O que tenho vivido nas últimas semanas, desde que coloquei o meu 4º «ouvido» (momento que coincidiu com uma subida da audição e da discriminação dos sons), tem sido de tal modo inebriante que dou comigo quase aos saltos de alegria por tudo e por nada, por coisas tão pequeninas, mas tão importantes: voltei a conseguir ouvir música ( já me aventurei com uma ou duas canções desconhecidas e pareceu-me distinguir a melodia ou, pelo menos, não ouvir só a batida de fundo, como antigamente) e os 15 minutos em que o fiz, sentadinha à sombra do quintal (e que bem que se está no campo!) a beber uma cervejita (sem álcool, claro, «medicamentos oblige» foram... um daqueles momentos perfeitos de pura felicidade a que nem sempre soube dar o devido valor!

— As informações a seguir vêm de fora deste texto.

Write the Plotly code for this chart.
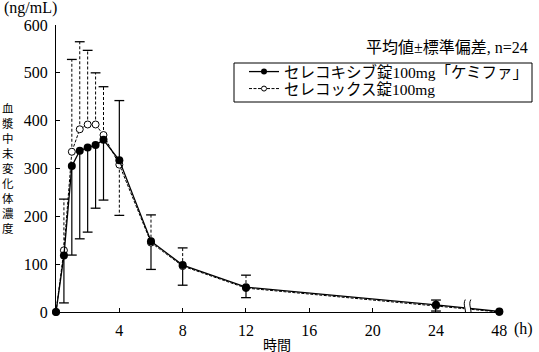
import plotly.graph_objects as go

# ---------------- data ----------------
times = [0, 0.5, 1, 1.5, 2, 2.5, 3, 4, 6, 8, 12, 24, 48]
test_name = "セレコキシブ錠100mg「ケミファ」"
ref_name = "セレコックス錠100mg"
test_mean = [0, 118, 305, 337, 344, 349, 360, 317, 148, 98, 52, 15, 1]
test_sd_up = [0, 0, 0, 0, 0, 0, 0, 125, 0, 0, 0, 10, 0]
test_sd_down = [0, 99, 186, 184, 177, 132, 126, 0, 59, 42, 22, 0, 0]
ref_mean = [0, 129, 335, 382, 392, 392, 370, 308, 145, 96, 50, 13, 0]
ref_sd_up = [0, 107, 193, 183, 155, 108, 101, 0, 58, 38, 27, 0, 0]
ref_sd_down = [0, 0, 0, 0, 0, 0, 0, 106, 0, 0, 0, 11, 0]
x_ticks = [4, 8, 12, 16, 20, 24, 48]
y_ticks = [0, 100, 200, 300, 400, 500, 600]
y_title = "血漿中未変化体濃度"

# broken time axis: after 24 h the scale is compressed
BREAK_AT = 24
COMPRESS = 6


def xpos(t):
    return t if t <= BREAK_AT else BREAK_AT + (t - BREAK_AT) / COMPRESS


FONT = "Liberation Serif, Noto Sans CJK JP"
L, R, T, B = 56, 37, 25, 40
W, H = 539, 352
PW, PH = W - L - R, H - T - B


def px(xp):
    return (xp - L) / PW


def py(yp):
    return (H - B - yp) / PH


fig = go.Figure()


def err_traces(mean, up, down, dash, width):
    xs, ys, cx, cy = [], [], [], []
    for t, m, u, d in zip(times, mean, up, down):
        for v in (u, -d):
            if v != 0:
                xs += [xpos(t), xpos(t), None]
                ys += [m, m + v, None]
                cx.append(xpos(t))
                cy.append(m + v)
    fig.add_trace(go.Scatter(x=xs, y=ys, mode="lines", showlegend=False,
                             line=dict(color="black", width=width, dash=dash),
                             hoverinfo="skip", cliponaxis=False))
    fig.add_trace(go.Scatter(x=cx, y=cy, mode="markers", showlegend=False,
                             marker=dict(symbol="line-ew", size=7,
                                         line=dict(color="black", width=1.3)),
                             hoverinfo="skip", cliponaxis=False))


err_traces(ref_mean, ref_sd_up, ref_sd_down, "3px,2px", 1)
err_traces(test_mean, test_sd_up, test_sd_down, "solid", 1.2)

REF_LINE = dict(color="black", width=1, dash="3px,1.5px")
TEST_LINE = dict(color="black", width=1.3)

xp = [xpos(t) for t in times]
fig.add_trace(go.Scatter(x=xp, y=ref_mean, mode="lines+markers", showlegend=False,
                         cliponaxis=False, line=REF_LINE,
                         marker=dict(symbol="circle", size=7, color="white",
                                     line=dict(color="black", width=1))))
fig.add_trace(go.Scatter(x=xp, y=test_mean, mode="lines+markers", showlegend=False,
                         cliponaxis=False, line=TEST_LINE,
                         marker=dict(symbol="circle", size=8, color="black")))

# legend entries (smaller symbols, as in the reference)
fig.add_trace(go.Scatter(x=[None], y=[None], mode="lines+markers", name=test_name,
                         legend="legend", line=TEST_LINE,
                         marker=dict(symbol="circle", size=6, color="black")))
fig.add_trace(go.Scatter(x=[None], y=[None], mode="lines+markers", name=ref_name,
                         legend="legend2", line=REF_LINE,
                         marker=dict(symbol="circle", size=5, color="white",
                                     line=dict(color="black", width=1))))

# axis break marks
b0, b1 = 25.8, 26.15
fig.add_shape(type="rect", xref="x", yref="y", x0=b0, x1=b1, y0=-9, y1=26,
              fillcolor="white", line=dict(width=0), layer="above")
for bx in (b0, b1):
    fig.add_shape(type="path", xref="x", yref="y", layer="above",
                  path=f"M {bx+0.05},26 C {bx-0.15},14 {bx+0.2},3 {bx},-9",
                  line=dict(color="black", width=1))

# legend frame
fig.add_shape(type="rect", xref="paper", yref="paper",
              x0=px(234), x1=px(532), y0=py(102), y1=py(63),
              line=dict(color="black", width=1), fillcolor="rgba(0,0,0,0)")

leg_common = dict(xanchor="left", yanchor="middle", borderwidth=0,
                  bgcolor="rgba(0,0,0,0)", font=dict(size=15.5), itemwidth=30)
fig.update_layout(
    width=W, height=H,
    margin=dict(l=L, r=R, t=T, b=B, autoexpand=False),
    paper_bgcolor="white", plot_bgcolor="white",
    font=dict(family=FONT, size=16, color="black"),
    showlegend=True,
    legend=dict(x=px(244), y=py(72), **leg_common),
    legend2=dict(x=px(244), y=py(89), **leg_common),
    xaxis=dict(range=[0, 28.17], showline=True, linecolor="black", linewidth=1,
               ticks="inside", ticklen=4, tickcolor="black",
               tickvals=[xpos(t) for t in x_ticks],
               ticktext=[str(t) for t in x_ticks],
               showgrid=False, zeroline=False, ticklabelstandoff=4,
               automargin=False),
    yaxis=dict(range=[0, 600], showline=True, linecolor="black", linewidth=1,
               ticks="inside", ticklen=4, tickcolor="black",
               tickvals=y_ticks, showgrid=False, zeroline=False,
               ticklabelstandoff=4, automargin=False),
)

ann = [
    dict(text="(ng/mL)", x=30, y=8),
    dict(text="(h)", x=523, y=329),
    dict(text="時間", x=277, y=345, size=14),
    dict(text="平均値±標準偏差, n=24", x=530, y=47, xanchor="right", size=16),
]
for a in ann:
    fig.add_annotation(text=a["text"], xref="paper", yref="paper",
                       x=px(a["x"]), y=py(a["y"]),
                       xanchor=a.get("xanchor", "center"), yanchor="middle",
                       showarrow=False, font=dict(size=a.get("size", 16)))
fig.add_annotation(text="<br>".join(y_title), xref="paper", yref="paper",
                   x=px(7.5), y=py(168), xanchor="center", yanchor="middle",
                   showarrow=False,
                   font=dict(size=11.5, family="Noto Sans CJK JP"))

fig.write_html("out.html")
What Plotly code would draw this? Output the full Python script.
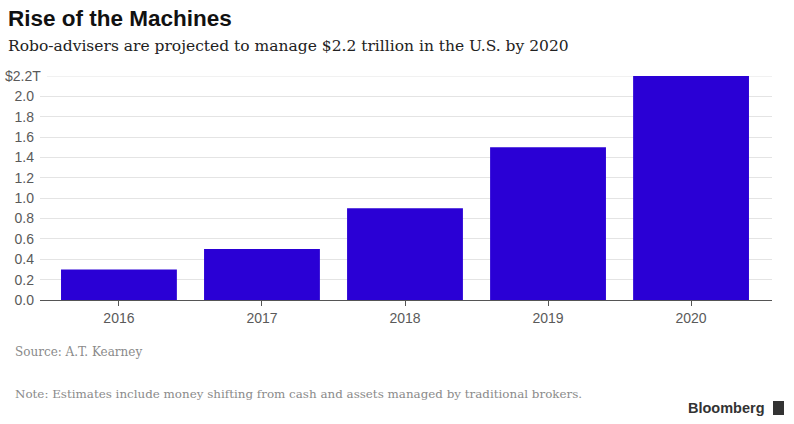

Conseguir voltar a ouvir (e perceber) telejornais, reportagens inclusive ( que são sempre mais difíceis de entender porque, muitas vezes, não se vê a cara do repórter, o que impossibilita a leitura labial), perceber filmes falados em francês (dobrados - estão a ver o jeito que dá para fazer a leitura labial: os movimentos dos lábios não correspondem aos sons que conheço) ...
Ouvir o canto das rolas ao fim de tarde - bom, não consegui identificar o som sem ajuda, pensei que era música de um cd ou do rádio) sem, SEM PRÓTESES!...
Sentir o fresquinho da manhã de hoje, cedo, demasiado cedo, e ver o sol nascer debaixo de uma ligeira neblina que fazia adivinhar o dia de calor que ia estar...
Descobrir, depois de fazer um audiograma, que ainda melhorei mais um bocadito do ouvido esquerdo...
Apreciar o sossego deste fim de tarde e o pôr-do-sol lá ao fundo...
Conversar com amigos, sem pensar em trabalho, nem em doenças, nem em nada de especial; estar com eles, usufruir da sua companhia...
Quais Euromilhões, quais quê (atenção, se vier, é bem recebido, que não sou esquisita e o dinheirito dava algum jeito; não muito, mas para pagar o empréstimo da casa, para uns arranjos na dita cuja e para substituir o velhote do meu carro, que anda na pedincha prá reforma há anos!)!
Bastam cinco minutos de paz, ou de alegria, ou de partilha, para o mundo ser perfeito, ainda que no dia seguinte , ou até mesmo na hora seguinte, já não seja assim tão perfeito. Se em cada dia que passa conseguir encontrar um desses momentos perfeitos, acho que tudo o resto vai ser infinitamente mais pequeno. Que querem? Sinto-me feliz!
Nós, que ouvimos também com os olhos!